* **RECORDED INFORMATION**:
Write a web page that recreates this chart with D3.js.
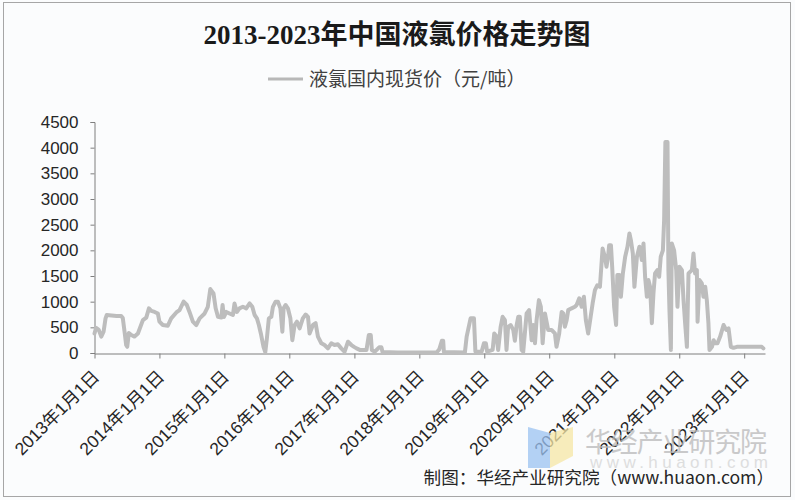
<!DOCTYPE html>
<html>
<head>
<meta charset="utf-8">
<script src="https://cdn.jsdelivr.net/npm/d3@7/dist/d3.min.js"></script>
<style>
  html, body { margin: 0; padding: 0; background: #fbfcfd; }
  svg { display: block; }
</style>
</head>
<body>
<svg id="chart" width="795" height="500"></svg>
<script>
// ---------------- DATA ----------------
const title = "2013-2023年中国液氯价格走势图";
const seriesName = "液氯国内现货价（元/吨）";
const source = "制图：华经产业研究院（www.huaon.com）";

const xTickYears = [2013, 2014, 2015, 2016, 2017, 2018, 2019, 2020, 2021, 2022, 2023];
const yTicks = [0, 500, 1000, 1500, 2000, 2500, 3000, 3500, 4000, 4500];

const dates = [
  "2013-01-01","2013-01-10","2013-01-25","2013-02-08","2013-02-21","2013-03-04","2013-03-11","2013-04-07","2013-05-05","2013-05-31",
  "2013-06-09","2013-06-19","2013-06-28","2013-07-04","2013-07-13","2013-07-27","2013-08-14","2013-09-02","2013-09-30","2013-10-19",
  "2013-11-03","2013-11-16","2013-12-05","2013-12-23",
  "2014-01-01","2014-01-20","2014-02-17","2014-03-08","2014-04-06","2014-04-24","2014-05-17","2014-06-04","2014-06-19","2014-07-08",
  "2014-07-27","2014-08-15","2014-09-12","2014-09-30","2014-10-14","2014-11-01","2014-11-13","2014-11-26","2014-12-15","2014-12-22",
  "2014-12-29",
  "2015-01-12","2015-01-30","2015-02-18","2015-02-27","2015-03-12","2015-03-27","2015-04-15","2015-05-04","2015-05-23","2015-06-07",
  "2015-06-20","2015-07-03","2015-07-14","2015-07-27","2015-08-09","2015-08-19","2015-08-28","2015-09-08","2015-09-22","2015-10-01",
  "2015-10-16","2015-10-29","2015-11-12","2015-11-23","2015-11-30","2015-12-11","2015-12-24",
  "2016-01-07","2016-01-18","2016-01-31","2016-02-13","2016-02-28","2016-03-17","2016-04-02","2016-04-15","2016-04-24","2016-05-13",
  "2016-05-28","2016-06-10","2016-06-29","2016-07-17","2016-08-05","2016-08-24","2016-09-11","2016-09-30","2016-10-19","2016-11-07",
  "2016-11-26","2016-12-15","2016-12-30",
  "2017-01-13","2017-01-31","2017-03-10","2017-03-23","2017-04-03","2017-04-09","2017-04-26","2017-05-20","2017-06-02","2017-06-08",
  "2017-09-01","2017-12-01","2018-04-08","2018-04-23","2018-05-08","2018-05-15","2018-05-19","2018-09-14","2018-09-24","2018-10-16",
  "2018-11-04","2018-11-12","2018-12-17","2018-12-30",
  "2019-01-10","2019-01-17","2019-02-17","2019-02-26","2019-03-11","2019-03-20","2019-04-03","2019-04-14","2019-04-27","2019-05-06",
  "2019-05-15","2019-05-29","2019-06-13","2019-06-22","2019-07-02","2019-07-11","2019-07-20","2019-07-30","2019-08-08","2019-08-27",
  "2019-09-10","2019-09-24","2019-10-03","2019-10-13","2019-10-22","2019-11-04","2019-11-15","2019-11-25","2019-12-08","2019-12-26",
  "2020-01-14","2020-02-02","2020-02-11","2020-02-26","2020-03-11","2020-03-20","2020-03-29","2020-04-08","2020-04-17","2020-05-06",
  "2020-05-24","2020-06-03","2020-06-18","2020-07-01","2020-07-14","2020-07-25","2020-08-07","2020-08-21","2020-09-01","2020-09-14",
  "2020-09-27","2020-10-12","2020-10-27","2020-11-09","2020-11-18","2020-11-27","2020-12-03","2020-12-13","2020-12-20","2020-12-31",
  "2021-01-11","2021-01-18","2021-01-30","2021-02-07","2021-02-18","2021-03-03","2021-03-16","2021-03-27","2021-04-04","2021-04-15",
  "2021-04-24","2021-05-08","2021-05-22","2021-06-05","2021-06-14","2021-06-23","2021-07-03","2021-07-12","2021-07-21","2021-07-31",
  "2021-08-09","2021-08-18","2021-08-31","2021-09-10","2021-09-19","2021-10-01","2021-10-08","2021-10-15","2021-10-27","2021-11-01",
  "2021-11-07","2021-11-15","2021-11-20","2021-12-03","2021-12-15","2021-12-22",
  "2022-01-02","2022-01-16","2022-01-25","2022-02-03","2022-02-13","2022-02-22","2022-03-13","2022-03-22","2022-03-31","2022-04-10",
  "2022-04-14","2022-04-25","2022-05-08","2022-05-17","2022-05-27","2022-06-05","2022-06-14","2022-06-20","2022-07-04","2022-07-13",
  "2022-07-22","2022-08-04","2022-08-19","2022-09-07","2022-09-22","2022-10-05","2022-10-18","2022-11-02","2022-11-21","2023-01-15",
  "2023-04-10","2023-04-19"
];

const prices = [
  380,490,450,320,415,675,740,730,720,720,
  680,415,155,120,390,350,320,380,640,690,
  870,820,800,770,
  610,545,530,675,790,835,1000,935,800,610,
  545,675,770,900,1245,1160,870,705,690,935,
  700,
  800,770,740,965,800,870,900,870,965,900,
  740,675,545,350,120,15,285,675,705,900,
  1000,1000,870,415,870,935,870,
  675,250,545,610,480,675,750,705,380,545,
  580,320,190,155,90,190,155,170,90,25,
  220,155,120,
  90,60,60,350,350,60,25,110,110,20,
  10,10,10,70,240,240,20,10,320,675,
  675,30,25,190,
  190,25,60,380,320,60,510,705,640,60,
  510,545,450,240,545,705,705,60,25,770,
  835,250,545,190,640,1030,900,190,770,450,
  450,380,120,380,800,770,510,640,835,870,
  900,935,1065,900,1095,640,380,705,965,1225,
  1320,1290,2035,1875,1680,1875,2100,2100,1680,900,
  545,1520,1520,1095,1550,1875,2070,2330,2200,1940,
  1290,1875,2070,1810,2135,1485,1095,1420,1290,580,
  1160,1550,1615,1485,1875,2000,2590,4110,4110,1615,
  830,60,2135,2000,1615,900,
  1680,1615,1030,580,120,1550,1615,1940,1550,1615,
  610,1420,1355,1095,1290,1030,580,60,120,250,
  190,190,320,545,450,480,120,100,120,120,
  120,90
];

// ---------------- LAYOUT ----------------
const W = 795, H = 500;
const svg = d3.select("#chart");
const fontSans = "'Liberation Sans', Arial, 'Noto Sans CJK SC', sans-serif";
const fontCJK = "'Noto Sans CJK SC', 'Liberation Sans', sans-serif";

svg.append("rect").attr("x", 0).attr("y", 0).attr("width", W).attr("height", H).attr("fill", "#fbfcfd");
svg.append("rect").attr("x", 3.5).attr("y", 2.5).attr("width", 787).attr("height", 494)
  .attr("fill", "none").attr("stroke", "#a6a6a6").attr("stroke-width", 1);

const parse = d3.timeParse("%Y-%m-%d");
const data = dates.map((d, i) => ({ date: parse(d), value: prices[i] }));

const x = d3.scaleTime()
  .domain([new Date(2013, 0, 1), new Date(2023, 3, 28)])
  .range([94.5, 765]);
const y = d3.scaleLinear().domain([0, 4500]).range([353, 122]);

// Title
svg.append("text")
  .attr("x", 397).attr("y", 44)
  .attr("text-anchor", "middle")
  .attr("font-family", "'Liberation Serif', 'Noto Sans CJK SC', serif")
  .attr("font-weight", "bold")
  .attr("font-size", 27)
  .attr("fill", "#1a1a1a")
  .text(title);

// Legend
svg.append("line").attr("x1", 268).attr("x2", 303).attr("y1", 79).attr("y2", 79)
  .attr("stroke", "#b8b8b8").attr("stroke-width", 3);
svg.append("text").attr("x", 309).attr("y", 86)
  .attr("font-family", fontCJK).attr("font-size", 19).attr("fill", "#404040")
  .text(seriesName);

// Y axis
const yAxis = svg.append("g").attr("transform", "translate(94.5,0)")
  .call(d3.axisLeft(y).tickValues(yTicks).tickSize(4).tickPadding(12).tickFormat(d3.format("d")));
yAxis.select(".domain").attr("stroke", "#7f7f7f");
yAxis.selectAll(".tick line").attr("stroke", "#7f7f7f");
yAxis.selectAll("text").attr("font-family", fontSans).attr("font-size", 17).attr("fill", "#262626");

// X axis
const xTicks = xTickYears.map(yr => new Date(yr, 0, 1));
const xAxis = svg.append("g").attr("transform", "translate(0,353.5)")
  .call(d3.axisBottom(x).tickValues(xTicks).tickSize(5).tickSizeOuter(0)
    .tickFormat(d => d.getFullYear() + "年1月1日"));
xAxis.select(".domain").attr("stroke", "#7f7f7f");
xAxis.selectAll(".tick line").attr("stroke", "#7f7f7f");
xAxis.selectAll("text")
  .attr("font-family", fontSans).attr("font-size", 17.5).attr("fill", "#262626")
  .attr("text-anchor", "end")
  .attr("transform", "translate(1,20) rotate(-45)")
  .attr("dy", "0.35em").attr("y", 0).attr("x", 0);

// Line
const line = d3.line().x(d => x(d.date)).y(d => y(d.value)).curve(d3.curveLinear);
svg.append("path").datum(data)
  .attr("d", line)
  .attr("fill", "none")
  .attr("stroke", "#bdbdbd")
  .attr("stroke-width", 4)
  .attr("stroke-linejoin", "round")
  .attr("stroke-linecap", "round");

// Watermark
const wm = svg.append("g").attr("opacity", 0.75);
wm.append("path").attr("d", "M528,427 L550,433 L550,468 L528,468 Z").attr("fill", "#9cc3f2");
wm.append("path").attr("d", "M550,433 L573,427 L573,456 L550,468 Z").attr("fill", "#f6e7a6");
wm.append("text").attr("x", 585).attr("y", 452)
  .attr("font-family", fontCJK).attr("font-size", 27).attr("fill", "#b9b9b9")
  .attr("textLength", 182)
  .text("华经产业研究院");
wm.append("text").attr("x", 590).attr("y", 468)
  .attr("font-family", fontSans).attr("font-size", 17).attr("fill", "#d4d4d4")
  .attr("textLength", 178)
  .text("www.huaon.com");

// Source
svg.append("text").attr("x", 774).attr("y", 484)
  .attr("text-anchor", "end")
  .attr("font-family", fontCJK).attr("font-size", 17.6).attr("fill", "#262626")
  .text(source);
</script>
</body>
</html>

* **STATED GOAL**:
Please reproduce the listing exactly from its opening line through the line that contains "3500, 4000, 4500];", both included, with all pictures omitted.

* **OUTPUT**:
Write a web page that recreates this chart with D3.js.
<!DOCTYPE html>
<html>
<head>
<meta charset="utf-8">
<script src="https://cdn.jsdelivr.net/npm/d3@7/dist/d3.min.js"></script>
<style>
  html, body { margin: 0; padding: 0; background: #fbfcfd; }
  svg { display: block; }
</style>
</head>
<body>
<svg id="chart" width="795" height="500"></svg>
<script>
// ---------------- DATA ----------------
const title = "2013-2023年中国液氯价格走势图";
const seriesName = "液氯国内现货价（元/吨）";
const source = "制图：华经产业研究院（www.huaon.com）";

const xTickYears = [2013, 2014, 2015, 2016, 2017, 2018, 2019, 2020, 2021, 2022, 2023];
const yTicks = [0, 500, 1000, 1500, 2000, 2500, 3000, 3500, 4000, 4500];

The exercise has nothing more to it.